Dr Philip Lee, a London-based consultant physician in acute medicine and medicine for the elderly, tweeted: “Things are bad. Please stay at home if you can. Please.”
Things are bad.
— Dr Philip Lee (@drphiliplee1) December 28, 2020
Please stay at home if you can.
Please.
Dr Sonia Adesara, who works as an A&E doctor in the capital, told BBC Breakfast: "The hospitals are extremely busy - we have seen a massive rise in people coming in with Covid-19 over the past week and this is on top of an increase in the non-Covid cases we see at this time of year."
She added: "We are doing all that we can and we will continue doing all that we can to keep everyone safe and make sure everyone is cared for, but I do think if we continue with current rate of admissions we are very, very close to becoming overwhelmed."
The message tonight from NHS staff across London is clear: stay at home. Our hospitals are under immense pressure and staff are suffering great strain. We must do all we can to support them.
— Liam Young (@liamyoung) December 28, 2020
Paramedics in London are already getting support from other ambulance services in the South as they receive up to 8,000 emergency 999 calls each day.

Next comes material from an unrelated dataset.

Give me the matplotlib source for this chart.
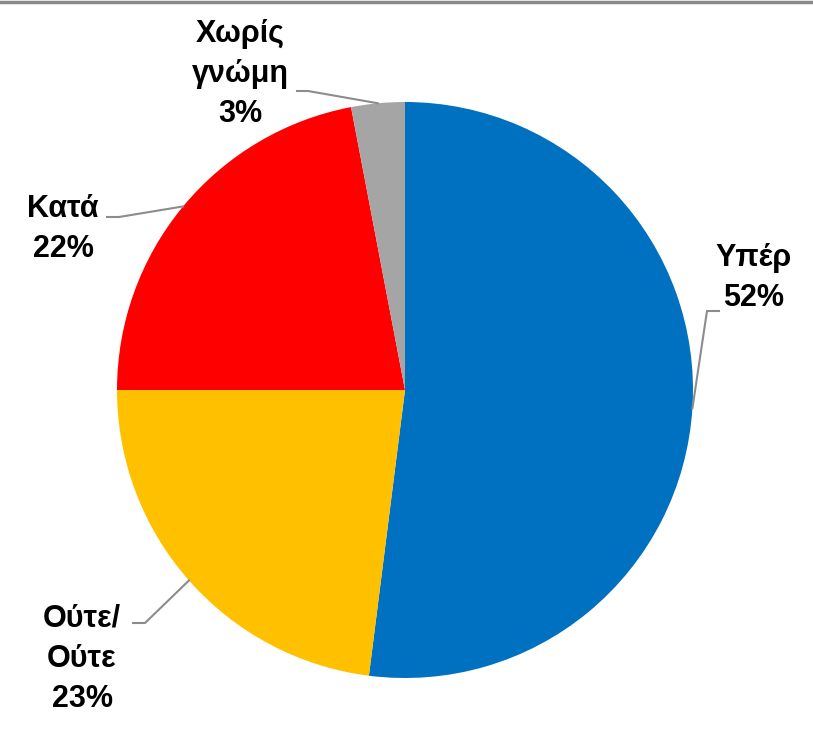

Lewisham and Greenwich NHS Trust was forced to declare an internal incident at Queen Elizabeth Hospital on Sunday “as a precautionary step due to the high number of Covid-positive patients we are seeing at the hospital”.
The Cardiff and Vale University Health Board has put out an appeal on social media calling for "assistance from medical students or other staff groups who have previously supported with proning patients", the process where people are turned onto their front to help with breathing.
One ICU consultant in Wales told Sky News: “Hospitals bursting and we’re doubling up patients in rooms...mostly chaps 30’s to 70’s relatively little wrong with them medically. All quite grim.”
One ICU Consultant in Wales tells me:
— Dan Whitehead (@danwnews) December 29, 2020
“Hospitals bursting and we’re doubling up patients in rooms...mostly chaps 30’s to 70’s relatively little wrong with them medically. All quite grim.”@SkyNews
Saffron Cordery, deputy chief executive of NHS Providers, said some trusts are reporting up to three times the number of Covid patients as at the peak of the first wave.
"This means hospitals and also ambulance services in Tier 4 areas and beyond are incredibly busy, compounded by increasing staff absences due to illness and the need to self-isolate," she said.
Professor Steve Hams, a chief nurse at Gloucestershire Hospitals NHS Foundation Trust, told BBC Breakfast: "We've had a 30 per cent increase in the community transmission rate over the last week, we currently have 200 (Covid-19) patients in our hospital beds, 10 in critical care.”
During the first spike in April, the trust had had 60 Covid-19 patients, Prof Hams said.
He added: "It has probably been one of the most challenging times of my 25-year nursing career.”
He urged the public to "follow the rules and help protect the NHS and protect and save lives".